The twist of Quiet Rebels, if you can call it that, is so obvious it seems unlikely to surprise anyone except its own main character. I won’t spoil it here, but I will speculate this predictability is intentional. Wearing the dressings of a neo-noir murder mystery, the heart of the story is less of a whodunnit and more a character piece, about forming your entire identity around authoritarian ideals and the oppression of others, and the anguish and rebirth that must occur when you can no longer occupy that identity. I wanted the play to ask us how redeemable is Shade, who is played as thoroughly sympathetic throughout in an oddly vague and unambitious way: lines are told with neither a dogmatic zeal nor a haunted confliction. We’re never sure what Shade truly believes or wants, and I found myself craving a solid monologue, something to reveal the pain and complication of this character.
There’s a lot going on in this piece, and at times it makes the cultural commentary feel in competition, rather than collaboration, with the speculative elements. A simpler framing device may have allowed these individual stories a chance to snowball in power and impact. There are moments woven throughout, in a flashback or in an angry relative standing up to Shade’s contempt, that let us into the play's heart. The enormous courage of these women and men in the face of constant, grinding bigotry, should underpin the other elements of the show, but often it feels like the inverse is true. This is never truer than with the show’s abrupt ending - the climatic moment is not given to the character who’s earned it, and rings deeply untrue with everything we know about that character’s psyche and the environment around them.

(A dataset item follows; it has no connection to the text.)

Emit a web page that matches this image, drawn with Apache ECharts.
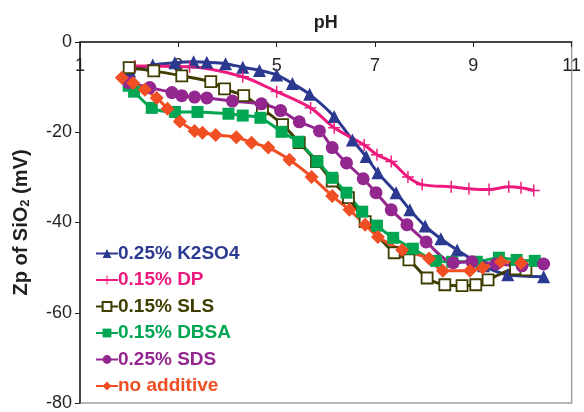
<!DOCTYPE html>
<html>
<head>
<meta charset="utf-8">
<script src="https://cdn.jsdelivr.net/npm/echarts@6/dist/echarts.min.js"></script>
<style>html,body{margin:0;padding:0;background:#fff}#c{width:584px;height:412px}</style>
</head>
<body>
<div id="c"></div>
<script>
// ---- data ----
const seriesNames = ['0.25% K2SO4', '0.15% DP', '0.15% SLS', '0.15% DBSA', '0.25% SDS', 'no additive'];
const xTicks = [1, 3, 5, 7, 9, 11];
const yTicks = [0, -20, -40, -60, -80];

const k2so4_pH = [2.01, 2.48, 2.93, 3.31, 3.58, 3.96, 4.31, 4.65, 5.00, 5.32, 5.67, 6.17, 6.54, 6.82, 7.06, 7.43, 7.71, 8.02, 8.34, 8.67, 9.21, 9.70, 10.43];
const k2so4_mV = [-6.4, -5.1, -4.6, -4.4, -4.5, -4.8, -5.6, -6.3, -7.3, -9.2, -11.6, -16.5, -21.7, -25.4, -29.0, -33.4, -37.2, -40.8, -43.6, -46.1, -49.6, -51.6, -52.0];

const dp_pH = [2.12, 3.23, 4.31, 5.00, 5.69, 6.17, 6.78, 7.04, 7.33, 7.67, 7.96, 8.55, 8.91, 9.32, 9.72, 9.97, 10.23];
const dp_mV = [-5.3, -5.5, -7.7, -11.0, -14.6, -19.0, -22.8, -25.0, -26.5, -29.9, -31.6, -32.1, -32.5, -32.7, -32.1, -32.3, -32.9];

const sls_pH = [2.00, 2.50, 3.07, 3.66, 3.94, 4.33, 4.71, 5.12, 5.46, 5.81, 6.13, 6.46, 6.80, 7.39, 7.69, 8.06, 8.42, 8.77, 9.05, 9.30, 9.86, 10.07];
const sls_mV = [-5.7, -6.4, -7.5, -8.8, -10.4, -11.9, -14.8, -18.3, -22.3, -26.5, -30.8, -34.5, -39.8, -46.7, -48.3, -52.3, -53.8, -54.0, -53.8, -52.7, -50.3, -50.5];

const dbsa_pH = [1.99, 2.10, 2.46, 2.93, 3.39, 4.02, 4.31, 4.67, 5.10, 5.44, 5.83, 6.13, 6.42, 6.74, 7.04, 7.37, 7.77, 8.24, 8.57, 9.07, 9.52, 9.88, 10.25];
const dbsa_mV = [-9.7, -11.0, -14.6, -15.5, -15.5, -15.9, -16.3, -16.8, -19.9, -22.1, -26.5, -30.1, -33.4, -37.6, -40.7, -43.4, -45.8, -48.5, -48.7, -48.7, -47.8, -48.3, -48.5];

const sds_pH = [1.99, 2.42, 2.87, 3.07, 3.33, 3.58, 4.10, 4.69, 5.08, 5.46, 5.87, 6.13, 6.42, 6.76, 7.02, 7.33, 7.65, 8.04, 8.59, 8.97, 9.46, 9.99, 10.43];
const sds_mV = [-9.0, -10.1, -11.2, -11.9, -12.2, -12.4, -13.1, -13.7, -15.2, -17.7, -19.7, -23.4, -26.8, -30.3, -33.4, -37.2, -40.5, -44.3, -48.9, -48.7, -49.2, -49.6, -49.2];

const none_pH = [1.85, 2.08, 2.32, 2.56, 2.78, 3.03, 3.33, 3.49, 3.76, 4.18, 4.49, 4.83, 5.26, 5.71, 6.13, 6.48, 6.80, 7.06, 7.55, 8.10, 8.38, 8.93, 9.19, 9.56, 9.97];
const none_mV = [-7.9, -9.1, -10.6, -12.4, -14.8, -17.6, -19.7, -20.1, -20.6, -21.1, -22.3, -23.4, -26.1, -29.9, -34.1, -37.2, -40.5, -43.2, -46.1, -48.0, -50.7, -50.7, -50.0, -48.7, -49.0];

// ---- styles ----
const colors = ['#2B3990', '#EE1A7E', '#3F3D00', '#00A651', '#93278F', '#F04E23'];
const FONT = '"Liberation Sans", Arial, sans-serif';
const plus = 'path://M-0.12,-1H0.12V-0.12H1V0.12H0.12V1H-0.12V0.12H-1V-0.12H-0.12Z';

function pairs(xs, ys) { return xs.map((x, i) => [x, ys[i]]); }

const allData = [
  pairs(k2so4_pH, k2so4_mV),
  pairs(dp_pH, dp_mV),
  pairs(sls_pH, sls_mV),
  pairs(dbsa_pH, dbsa_mV),
  pairs(sds_pH, sds_mV),
  pairs(none_pH, none_mV)
];
const symbols = ['triangle', plus, 'rect', 'rect', 'circle', 'diamond'];
const symSizes = [13, 12, 11, 12, 13, 14];

const series = seriesNames.map((n, i) => ({
  name: n,
  type: 'line',
  data: allData[i],
  smooth: 0.3,
  symbol: symbols[i],
  symbolSize: symSizes[i],
  lineStyle: { color: colors[i], width: 3 },
  itemStyle: i === 2
    ? { color: '#ffffff', borderColor: colors[i], borderWidth: 1.8 }
    : { color: colors[i], borderColor: colors[i], borderWidth: 0 },
  emphasis: { disabled: true },
  animation: false
}));

const chart = echarts.init(document.getElementById('c'), null, { renderer: 'canvas' });
chart.setOption({
  animation: false,
  color: colors,
  grid: { left: 80, top: 42, right: 11, bottom: 9, show: true, borderColor: '#a0a0a0', borderWidth: 1.5, backgroundColor: 'transparent' },
  legend: {
    orient: 'vertical',
    left: 90,
    top: 239,
    itemWidth: 22,
    itemHeight: 11,
    itemGap: 7.5,
    data: seriesNames.map((n, i) => ({ name: n, textStyle: { color: colors[i] } })),
    textStyle: { fontFamily: FONT, fontSize: 19, fontWeight: 'bold', padding: [0, 0, 0, -5] }
  },
  xAxis: {
    type: 'value',
    position: 'top',
    min: 1, max: 11, interval: 2,
    name: 'pH',
    nameLocation: 'middle',
    nameGap: 10,
    nameTextStyle: { fontFamily: FONT, fontSize: 18, fontWeight: 'bold', color: '#231F20' },
    axisLine: { show: true, lineStyle: { color: '#231F20', width: 1.5 } },
    axisTick: { show: true, inside: true, length: 5, lineStyle: { color: '#231F20' } },
    axisLabel: { inside: true, margin: 15, fontFamily: FONT, fontSize: 18, color: '#231F20',
      formatter: v => xTicks.includes(v) ? String(v) : '' },
    splitLine: { show: false }
  },
  yAxis: {
    type: 'value',
    min: -80, max: 0, interval: 20,
    name: 'Zp of SiO{sub|2} (mV)',
    nameLocation: 'middle',
    nameRotate: 90,
    nameGap: 48,
    nameTextStyle: { fontFamily: FONT, fontSize: 20, fontWeight: 'bold', color: '#231F20',
      rich: { sub: { fontFamily: FONT, fontSize: 13, fontWeight: 'bold', color: '#231F20', verticalAlign: 'bottom', padding: [9, 0, 0, 0] } } },
    axisLine: { show: true, lineStyle: { color: '#231F20', width: 1.5 } },
    axisTick: { show: true, inside: false, length: 5, lineStyle: { color: '#231F20' } },
    axisLabel: { margin: 8, fontFamily: FONT, fontSize: 18, color: '#231F20',
      formatter: v => yTicks.includes(v) ? String(v) : '' },
    splitLine: { show: false }
  },
  series: series
});
</script>
</body>
</html>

It’s a shame the story and characters don’t entirely ring true because the more technical elements of the show are polished and innovative. There is a very effective use of the projected video screen for some performances (it lends a machiavellian head honcho boss, who only appears via projection, an unnerving sense of imposing authority) and there is closed captioning and British Sign Language throughout, making the show entirely accessible to members of the d/Deaf and hard of hearing communities. There is also an intricate use of subtle sound effects and archival footage and cleverly flexible stage space.
The acting is also strong - three of the cast of six play multiple roles throughout, and bring them to life beautifully. Particularly impressive is Lottie Bell in a dual role as both a chillingly smug doctor and a heroic Windrush wife.
Ultimately, while let down by undercooked plotting and character, this is a heartfelt and ambitious production with some fascinating ideas and strong feelings behind it. There’s nothing else quite like it on stage right now.